--- begin ---
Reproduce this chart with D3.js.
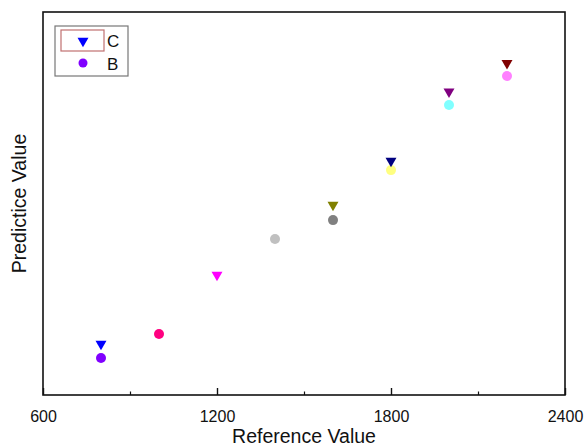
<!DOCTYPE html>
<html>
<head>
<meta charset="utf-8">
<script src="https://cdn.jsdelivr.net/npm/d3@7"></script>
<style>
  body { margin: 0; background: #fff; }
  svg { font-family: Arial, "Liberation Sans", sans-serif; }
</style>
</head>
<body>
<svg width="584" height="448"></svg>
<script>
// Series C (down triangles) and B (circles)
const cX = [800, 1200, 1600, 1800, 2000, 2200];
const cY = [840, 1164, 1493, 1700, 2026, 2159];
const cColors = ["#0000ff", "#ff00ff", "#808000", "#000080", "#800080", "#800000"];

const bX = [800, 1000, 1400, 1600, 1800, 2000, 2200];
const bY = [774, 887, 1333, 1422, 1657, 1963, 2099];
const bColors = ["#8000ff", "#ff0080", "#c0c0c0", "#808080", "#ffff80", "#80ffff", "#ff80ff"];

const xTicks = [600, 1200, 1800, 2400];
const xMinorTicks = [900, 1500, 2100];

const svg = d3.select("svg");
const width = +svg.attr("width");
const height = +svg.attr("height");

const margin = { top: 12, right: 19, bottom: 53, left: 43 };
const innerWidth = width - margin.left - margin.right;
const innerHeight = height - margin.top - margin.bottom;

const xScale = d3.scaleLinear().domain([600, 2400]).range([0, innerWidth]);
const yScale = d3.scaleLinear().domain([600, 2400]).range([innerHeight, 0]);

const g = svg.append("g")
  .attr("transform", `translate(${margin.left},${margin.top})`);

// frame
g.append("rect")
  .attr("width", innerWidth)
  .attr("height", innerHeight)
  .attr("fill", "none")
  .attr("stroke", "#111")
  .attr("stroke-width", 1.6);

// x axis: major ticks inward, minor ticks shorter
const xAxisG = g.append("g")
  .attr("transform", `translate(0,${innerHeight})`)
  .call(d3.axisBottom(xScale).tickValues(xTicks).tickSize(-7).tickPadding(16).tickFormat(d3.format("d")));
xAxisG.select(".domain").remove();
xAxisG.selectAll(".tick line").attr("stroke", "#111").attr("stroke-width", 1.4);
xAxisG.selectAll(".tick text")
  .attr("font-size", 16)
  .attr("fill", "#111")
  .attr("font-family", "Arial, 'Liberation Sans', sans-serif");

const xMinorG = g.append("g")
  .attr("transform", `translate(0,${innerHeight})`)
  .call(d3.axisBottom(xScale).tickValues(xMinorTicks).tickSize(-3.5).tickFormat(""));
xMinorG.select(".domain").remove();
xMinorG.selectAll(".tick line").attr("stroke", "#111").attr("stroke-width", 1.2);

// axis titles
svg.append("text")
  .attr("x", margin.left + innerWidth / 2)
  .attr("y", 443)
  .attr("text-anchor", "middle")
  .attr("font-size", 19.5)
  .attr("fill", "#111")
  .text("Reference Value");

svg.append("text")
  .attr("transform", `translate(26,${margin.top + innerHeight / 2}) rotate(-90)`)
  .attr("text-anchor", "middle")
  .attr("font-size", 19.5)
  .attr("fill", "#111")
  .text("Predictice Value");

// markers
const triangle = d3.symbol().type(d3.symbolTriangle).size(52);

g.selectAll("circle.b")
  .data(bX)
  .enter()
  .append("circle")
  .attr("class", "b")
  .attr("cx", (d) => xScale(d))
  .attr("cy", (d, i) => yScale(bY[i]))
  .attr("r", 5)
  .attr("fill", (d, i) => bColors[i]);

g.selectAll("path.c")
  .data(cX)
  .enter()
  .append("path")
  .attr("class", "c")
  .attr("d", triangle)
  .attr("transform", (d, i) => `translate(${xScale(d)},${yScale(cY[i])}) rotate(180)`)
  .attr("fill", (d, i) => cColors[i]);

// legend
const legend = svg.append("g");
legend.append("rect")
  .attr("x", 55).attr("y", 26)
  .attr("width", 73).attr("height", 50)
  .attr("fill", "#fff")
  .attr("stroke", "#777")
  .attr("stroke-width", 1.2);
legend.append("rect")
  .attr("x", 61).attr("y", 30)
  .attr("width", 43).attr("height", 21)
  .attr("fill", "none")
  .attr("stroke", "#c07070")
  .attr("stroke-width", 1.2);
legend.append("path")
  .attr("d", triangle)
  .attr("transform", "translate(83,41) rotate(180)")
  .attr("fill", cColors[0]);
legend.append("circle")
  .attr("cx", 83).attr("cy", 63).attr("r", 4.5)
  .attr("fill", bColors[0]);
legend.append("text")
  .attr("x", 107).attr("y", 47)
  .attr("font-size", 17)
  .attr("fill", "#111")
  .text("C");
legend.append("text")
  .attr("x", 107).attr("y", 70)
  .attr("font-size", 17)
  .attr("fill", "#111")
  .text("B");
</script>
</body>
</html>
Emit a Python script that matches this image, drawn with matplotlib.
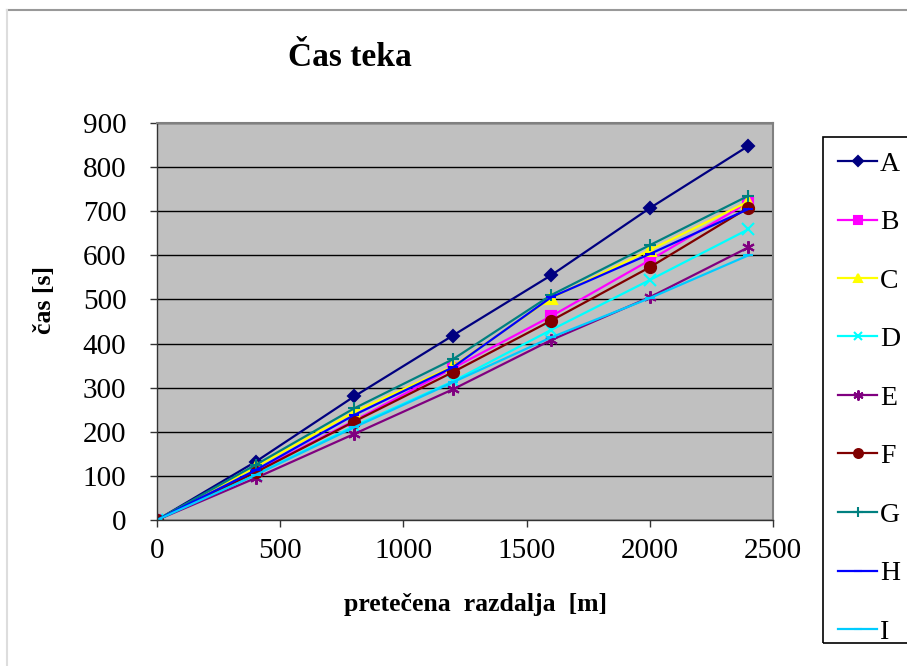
--- end ---
Your task is to repeat the opening line of the entries above and each line after it, ending with the line that has "d3.scaleLinear().domain([600, 2400]).range([innerHeight, 0]);". Do not include the pictures.

### RESPONSE:
Reproduce this chart with D3.js.
<!DOCTYPE html>
<html>
<head>
<meta charset="utf-8">
<script src="https://cdn.jsdelivr.net/npm/d3@7"></script>
<style>
  body { margin: 0; background: #fff; }
  svg { font-family: Arial, "Liberation Sans", sans-serif; }
</style>
</head>
<body>
<svg width="584" height="448"></svg>
<script>
// Series C (down triangles) and B (circles)
const cX = [800, 1200, 1600, 1800, 2000, 2200];
const cY = [840, 1164, 1493, 1700, 2026, 2159];
const cColors = ["#0000ff", "#ff00ff", "#808000", "#000080", "#800080", "#800000"];

const bX = [800, 1000, 1400, 1600, 1800, 2000, 2200];
const bY = [774, 887, 1333, 1422, 1657, 1963, 2099];
const bColors = ["#8000ff", "#ff0080", "#c0c0c0", "#808080", "#ffff80", "#80ffff", "#ff80ff"];

const xTicks = [600, 1200, 1800, 2400];
const xMinorTicks = [900, 1500, 2100];

const svg = d3.select("svg");
const width = +svg.attr("width");
const height = +svg.attr("height");

const margin = { top: 12, right: 19, bottom: 53, left: 43 };
const innerWidth = width - margin.left - margin.right;
const innerHeight = height - margin.top - margin.bottom;

const xScale = d3.scaleLinear().domain([600, 2400]).range([0, innerWidth]);
const yScale = d3.scaleLinear().domain([600, 2400]).range([innerHeight, 0]);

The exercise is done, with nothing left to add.